Salah satu cara ampuh untuk menggelorakan pribumisasi Islam adalah lebih merawat dan meruwat tradisi lokal khas Indonesia yang kental akan nuansa Islam. Yasinan, Tahlilan, Ziarah Kubur, dan tradisi lain harus senantiasa kita lanjutkan. Karena, ritual-ritual tersebut merupakan warisan Walisongo dalam rangka menyiarkan agama secara lembut dan halus. Sehingga, Islam ala Indonesia menjadi entitas yang tiada terkira dibandingkan corak keagamaan Islam di negara berkembang lainnya, yang mungkin kelompok Islam garis keras hinggap disitu.

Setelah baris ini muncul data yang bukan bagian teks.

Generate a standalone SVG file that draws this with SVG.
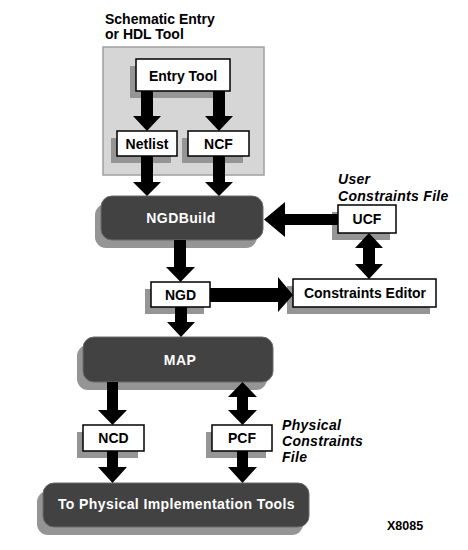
<svg xmlns="http://www.w3.org/2000/svg" width="468" height="550" viewBox="0 0 468 550">
<style>
text{font-family:"Liberation Sans",Arial,sans-serif;font-weight:bold;font-size:14px}
.lbl{fill:#000;text-anchor:middle}
.dlbl{fill:#fff;text-anchor:middle;letter-spacing:0.4px}
.note{fill:#000;font-style:italic;letter-spacing:0.3px}
.box{fill:#fff;stroke:#000;stroke-width:1.5}
.dark{fill:#424242;stroke:#6a6a6a;stroke-width:1}
.sh{fill:#959595}
.arr{fill:#000}
</style>
<rect width="468" height="550" fill="#fff"/>
<g id="title">
<text x="105" y="23.5">Schematic Entry</text>
<text x="105" y="39">or HDL Tool</text>
</g>
<g id="container">
<rect x="103" y="47" width="161" height="128" fill="#d6d6d6" stroke="#a0a0a0" stroke-width="1.5"/>
</g>
<g id="entry-tool">
<rect class="sh" x="130" y="66" width="94" height="32"/>
<rect class="box" x="136" y="59" width="94" height="32"/>
<text class="lbl" x="183" y="81">Entry Tool</text>
</g>
<g id="netlist">
<rect class="sh" x="111" y="138" width="60" height="25"/>
<rect class="box" x="117" y="131" width="60" height="25"/>
<text class="lbl" x="147" y="148.5">Netlist</text>
</g>
<g id="ncf">
<rect class="sh" x="182" y="138" width="61" height="25"/>
<rect class="box" x="188" y="131" width="61" height="25"/>
<text class="lbl" x="218.5" y="148.5">NCF</text>
</g>
<g id="ngdbuild">
<rect class="sh" x="95" y="204" width="162" height="44" rx="11"/>
<rect class="dark" x="101" y="196" width="162" height="44" rx="11"/>
<text class="dlbl" x="181" y="223">NGDBuild</text>
</g>
<g id="ucf">
<text class="note" x="338" y="184">User</text>
<text class="note" x="338" y="201">Constraints File</text>
<rect class="sh" x="332" y="212" width="58" height="28"/>
<rect class="box" x="338" y="205" width="58" height="28"/>
<text class="lbl" x="367" y="224">UCF</text>
</g>
<g id="constraints-editor">
<rect class="sh" x="287" y="286" width="143" height="28"/>
<rect class="box" x="293" y="279" width="143" height="28"/>
<text class="lbl" x="365" y="298">Constraints Editor</text>
</g>
<g id="ngd">
<rect class="sh" x="145" y="289" width="59" height="25"/>
<rect class="box" x="151" y="282" width="59" height="25"/>
<text class="lbl" x="180.5" y="299.5">NGD</text>
</g>
<g id="map">
<rect class="sh" x="77" y="345" width="190" height="45" rx="11"/>
<rect class="dark" x="83" y="337" width="190" height="45" rx="11"/>
<text class="dlbl" x="180" y="365">MAP</text>
</g>
<g id="ncd">
<rect class="sh" x="77" y="432" width="61" height="26"/>
<rect class="box" x="83" y="425" width="61" height="26"/>
<text class="lbl" x="113.5" y="443">NCD</text>
</g>
<g id="pcf">
<rect class="sh" x="206" y="432" width="60" height="26"/>
<rect class="box" x="212" y="425" width="60" height="26"/>
<text class="lbl" x="242" y="443">PCF</text>
<text class="note" x="282" y="430">Physical</text>
<text class="note" x="282" y="446">Constraints</text>
<text class="note" x="282" y="462">File</text>
</g>
<g id="physical-tools">
<rect class="sh" x="37" y="491" width="266" height="44" rx="11"/>
<rect class="dark" x="43" y="483" width="266" height="44" rx="11"/>
<text class="dlbl" x="176.5" y="509">To Physical Implementation Tools</text>
</g>
<g id="figure-id">
<text x="387" y="530" style="font-size:12.5px">X8085</text>
</g>
<g id="connectors">
<polygon class="arr" points="141,91 153,91 153,116 161,116 147,131 133,116 141,116"/>
<polygon class="arr" points="213,91 225,91 225,116 233,116 219,131 205,116 213,116"/>
<polygon class="arr" points="141,156 153,156 153,182 161,182 147,196 133,182 141,182"/>
<polygon class="arr" points="213,156 225,156 225,182 233,182 219,196 205,182 213,182"/>
<polygon class="arr" points="338,214 338,225 285,225 285,237 264,219.5 285,202 285,214"/>
<polygon class="arr" points="369,233 383,248 375,248 375,264 383,264 369,279 355,264 363,264 363,248 355,248"/>
<polygon class="arr" points="174,240 186,240 186,267 195,267 180.5,282 166,267 174,267"/>
<polygon class="arr" points="210,288 278,288 278,277 293,295 278,312 278,302 210,302"/>
<polygon class="arr" points="175,307 187,307 187,322 195,322 181,337 167,322 175,322"/>
<polygon class="arr" points="107,382 118,382 118,410 127,410 112.5,425 98,410 107,410"/>
<polygon class="arr" points="242.5,382 257,397 248,397 248,410 257,410 242.5,425 228,410 237,410 237,397 228,397"/>
<polygon class="arr" points="107,451 118,451 118,467 127,467 112.5,483 98,467 107,467"/>
<polygon class="arr" points="237,451 248,451 248,467 257,467 242.5,483 228,467 237,467"/>
</g>
</svg>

Begitulah, Gus Dur dengan pribumisasi Islam, menjadi tembok kokoh untuk bangsa Indonesia agar terlindungi dari serangan paham Islam radikalis yang ingin menjadikan bangsa Indonesia yang heterogen ini, menjadi bangsa yang homogen dan tentunya ingin mengganti Pancasila dengan sistem Khilafah Islam. Al-Fatihah.